**Dataset section**
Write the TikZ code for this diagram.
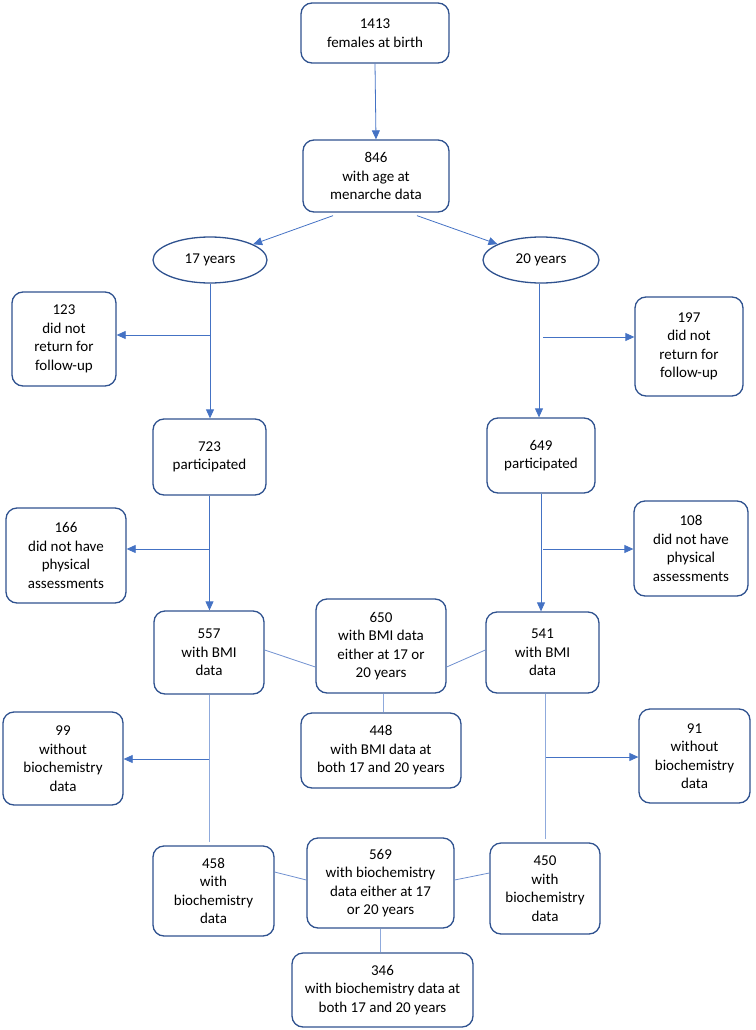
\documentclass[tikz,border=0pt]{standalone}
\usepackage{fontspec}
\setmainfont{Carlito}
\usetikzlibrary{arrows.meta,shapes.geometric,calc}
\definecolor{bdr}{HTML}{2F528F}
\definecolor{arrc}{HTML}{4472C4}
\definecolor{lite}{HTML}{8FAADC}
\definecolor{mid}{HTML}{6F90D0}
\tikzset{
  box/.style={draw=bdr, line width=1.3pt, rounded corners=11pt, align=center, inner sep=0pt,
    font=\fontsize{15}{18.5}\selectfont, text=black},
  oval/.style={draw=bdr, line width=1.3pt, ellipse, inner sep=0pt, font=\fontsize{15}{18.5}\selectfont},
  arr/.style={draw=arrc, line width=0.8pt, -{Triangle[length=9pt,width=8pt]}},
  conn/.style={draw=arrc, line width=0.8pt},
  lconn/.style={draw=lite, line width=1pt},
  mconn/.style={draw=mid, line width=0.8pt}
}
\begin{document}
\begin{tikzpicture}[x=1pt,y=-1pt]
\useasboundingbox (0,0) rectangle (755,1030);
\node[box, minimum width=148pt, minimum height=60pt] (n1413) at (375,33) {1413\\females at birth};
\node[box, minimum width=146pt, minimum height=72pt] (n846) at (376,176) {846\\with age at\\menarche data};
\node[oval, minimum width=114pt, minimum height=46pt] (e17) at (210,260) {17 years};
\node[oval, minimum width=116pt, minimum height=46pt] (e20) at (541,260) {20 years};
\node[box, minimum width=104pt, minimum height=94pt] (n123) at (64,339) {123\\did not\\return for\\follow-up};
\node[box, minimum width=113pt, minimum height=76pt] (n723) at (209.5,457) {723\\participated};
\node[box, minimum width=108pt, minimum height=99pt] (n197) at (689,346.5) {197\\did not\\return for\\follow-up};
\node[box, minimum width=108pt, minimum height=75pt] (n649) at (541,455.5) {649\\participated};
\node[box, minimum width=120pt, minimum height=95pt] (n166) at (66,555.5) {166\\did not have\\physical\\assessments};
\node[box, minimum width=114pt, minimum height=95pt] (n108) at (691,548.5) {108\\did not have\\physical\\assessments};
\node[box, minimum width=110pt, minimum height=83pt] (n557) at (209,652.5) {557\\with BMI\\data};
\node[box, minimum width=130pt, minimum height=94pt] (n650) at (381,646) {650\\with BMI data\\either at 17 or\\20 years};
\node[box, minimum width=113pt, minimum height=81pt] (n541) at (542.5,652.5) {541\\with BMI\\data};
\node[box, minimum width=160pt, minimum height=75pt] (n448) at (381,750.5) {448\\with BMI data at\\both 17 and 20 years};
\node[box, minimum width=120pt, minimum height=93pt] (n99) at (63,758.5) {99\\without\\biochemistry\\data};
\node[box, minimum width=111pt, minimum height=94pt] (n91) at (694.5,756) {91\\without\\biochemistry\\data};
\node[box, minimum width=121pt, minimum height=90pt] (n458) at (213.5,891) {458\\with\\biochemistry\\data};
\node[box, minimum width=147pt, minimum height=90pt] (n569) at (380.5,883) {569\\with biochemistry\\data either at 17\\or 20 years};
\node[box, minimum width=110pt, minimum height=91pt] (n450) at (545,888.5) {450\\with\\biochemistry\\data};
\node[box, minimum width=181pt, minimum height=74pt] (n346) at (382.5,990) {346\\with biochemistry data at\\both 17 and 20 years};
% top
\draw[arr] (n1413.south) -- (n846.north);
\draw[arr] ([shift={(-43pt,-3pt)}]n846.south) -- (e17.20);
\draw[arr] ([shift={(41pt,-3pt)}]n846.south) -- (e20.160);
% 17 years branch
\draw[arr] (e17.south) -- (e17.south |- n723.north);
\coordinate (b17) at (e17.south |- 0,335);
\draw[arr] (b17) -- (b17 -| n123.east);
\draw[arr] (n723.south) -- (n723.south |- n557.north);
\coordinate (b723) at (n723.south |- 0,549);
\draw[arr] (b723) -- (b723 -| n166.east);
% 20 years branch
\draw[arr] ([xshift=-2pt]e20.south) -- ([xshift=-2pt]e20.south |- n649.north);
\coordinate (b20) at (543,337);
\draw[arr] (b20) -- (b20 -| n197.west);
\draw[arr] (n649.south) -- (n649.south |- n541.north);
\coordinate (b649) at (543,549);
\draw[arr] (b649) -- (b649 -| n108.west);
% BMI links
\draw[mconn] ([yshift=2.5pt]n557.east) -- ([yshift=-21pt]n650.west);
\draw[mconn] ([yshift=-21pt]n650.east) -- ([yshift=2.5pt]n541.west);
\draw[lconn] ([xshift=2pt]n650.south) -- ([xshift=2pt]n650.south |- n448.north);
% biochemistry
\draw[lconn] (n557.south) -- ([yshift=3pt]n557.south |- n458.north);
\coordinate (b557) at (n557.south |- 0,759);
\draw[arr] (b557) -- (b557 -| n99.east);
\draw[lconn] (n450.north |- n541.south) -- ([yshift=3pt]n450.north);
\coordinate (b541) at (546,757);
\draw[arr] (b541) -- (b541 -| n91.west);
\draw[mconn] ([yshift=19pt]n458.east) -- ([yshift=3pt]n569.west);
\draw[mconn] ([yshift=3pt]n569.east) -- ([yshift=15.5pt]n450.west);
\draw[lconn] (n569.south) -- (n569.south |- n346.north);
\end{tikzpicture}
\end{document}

**What needs to be done**
Copy out all the data without changing anything, and drop the pictures.

**Solution to this task**
Write the TikZ code for this diagram.
\documentclass[tikz,border=0pt]{standalone}
\usepackage{fontspec}
\setmainfont{Carlito}
\usetikzlibrary{arrows.meta,shapes.geometric,calc}
\definecolor{bdr}{HTML}{2F528F}
\definecolor{arrc}{HTML}{4472C4}
\definecolor{lite}{HTML}{8FAADC}
\definecolor{mid}{HTML}{6F90D0}
\tikzset{
  box/.style={draw=bdr, line width=1.3pt, rounded corners=11pt, align=center, inner sep=0pt,
    font=\fontsize{15}{18.5}\selectfont, text=black},
  oval/.style={draw=bdr, line width=1.3pt, ellipse, inner sep=0pt, font=\fontsize{15}{18.5}\selectfont},
  arr/.style={draw=arrc, line width=0.8pt, -{Triangle[length=9pt,width=8pt]}},
  conn/.style={draw=arrc, line width=0.8pt},
  lconn/.style={draw=lite, line width=1pt},
  mconn/.style={draw=mid, line width=0.8pt}
}
\begin{document}
\begin{tikzpicture}[x=1pt,y=-1pt]
\useasboundingbox (0,0) rectangle (755,1030);
\node[box, minimum width=148pt, minimum height=60pt] (n1413) at (375,33) {1413\\females at birth};
\node[box, minimum width=146pt, minimum height=72pt] (n846) at (376,176) {846\\with age at\\menarche data};
\node[oval, minimum width=114pt, minimum height=46pt] (e17) at (210,260) {17 years};
\node[oval, minimum width=116pt, minimum height=46pt] (e20) at (541,260) {20 years};
\node[box, minimum width=104pt, minimum height=94pt] (n123) at (64,339) {123\\did not\\return for\\follow-up};
\node[box, minimum width=113pt, minimum height=76pt] (n723) at (209.5,457) {723\\participated};
\node[box, minimum width=108pt, minimum height=99pt] (n197) at (689,346.5) {197\\did not\\return for\\follow-up};
\node[box, minimum width=108pt, minimum height=75pt] (n649) at (541,455.5) {649\\participated};
\node[box, minimum width=120pt, minimum height=95pt] (n166) at (66,555.5) {166\\did not have\\physical\\assessments};
\node[box, minimum width=114pt, minimum height=95pt] (n108) at (691,548.5) {108\\did not have\\physical\\assessments};
\node[box, minimum width=110pt, minimum height=83pt] (n557) at (209,652.5) {557\\with BMI\\data};
\node[box, minimum width=130pt, minimum height=94pt] (n650) at (381,646) {650\\with BMI data\\either at 17 or\\20 years};
\node[box, minimum width=113pt, minimum height=81pt] (n541) at (542.5,652.5) {541\\with BMI\\data};
\node[box, minimum width=160pt, minimum height=75pt] (n448) at (381,750.5) {448\\with BMI data at\\both 17 and 20 years};
\node[box, minimum width=120pt, minimum height=93pt] (n99) at (63,758.5) {99\\without\\biochemistry\\data};
\node[box, minimum width=111pt, minimum height=94pt] (n91) at (694.5,756) {91\\without\\biochemistry\\data};
\node[box, minimum width=121pt, minimum height=90pt] (n458) at (213.5,891) {458\\with\\biochemistry\\data};
\node[box, minimum width=147pt, minimum height=90pt] (n569) at (380.5,883) {569\\with biochemistry\\data either at 17\\or 20 years};
\node[box, minimum width=110pt, minimum height=91pt] (n450) at (545,888.5) {450\\with\\biochemistry\\data};
\node[box, minimum width=181pt, minimum height=74pt] (n346) at (382.5,990) {346\\with biochemistry data at\\both 17 and 20 years};
% top
\draw[arr] (n1413.south) -- (n846.north);
\draw[arr] ([shift={(-43pt,-3pt)}]n846.south) -- (e17.20);
\draw[arr] ([shift={(41pt,-3pt)}]n846.south) -- (e20.160);
% 17 years branch
\draw[arr] (e17.south) -- (e17.south |- n723.north);
\coordinate (b17) at (e17.south |- 0,335);
\draw[arr] (b17) -- (b17 -| n123.east);
\draw[arr] (n723.south) -- (n723.south |- n557.north);
\coordinate (b723) at (n723.south |- 0,549);
\draw[arr] (b723) -- (b723 -| n166.east);
% 20 years branch
\draw[arr] ([xshift=-2pt]e20.south) -- ([xshift=-2pt]e20.south |- n649.north);
\coordinate (b20) at (543,337);
\draw[arr] (b20) -- (b20 -| n197.west);
\draw[arr] (n649.south) -- (n649.south |- n541.north);
\coordinate (b649) at (543,549);
\draw[arr] (b649) -- (b649 -| n108.west);
% BMI links
\draw[mconn] ([yshift=2.5pt]n557.east) -- ([yshift=-21pt]n650.west);
\draw[mconn] ([yshift=-21pt]n650.east) -- ([yshift=2.5pt]n541.west);
\draw[lconn] ([xshift=2pt]n650.south) -- ([xshift=2pt]n650.south |- n448.north);
% biochemistry
\draw[lconn] (n557.south) -- ([yshift=3pt]n557.south |- n458.north);
\coordinate (b557) at (n557.south |- 0,759);
\draw[arr] (b557) -- (b557 -| n99.east);
\draw[lconn] (n450.north |- n541.south) -- ([yshift=3pt]n450.north);
\coordinate (b541) at (546,757);
\draw[arr] (b541) -- (b541 -| n91.west);
\draw[mconn] ([yshift=19pt]n458.east) -- ([yshift=3pt]n569.west);
\draw[mconn] ([yshift=3pt]n569.east) -- ([yshift=15.5pt]n450.west);
\draw[lconn] (n569.south) -- (n569.south |- n346.north);
\end{tikzpicture}
\end{document}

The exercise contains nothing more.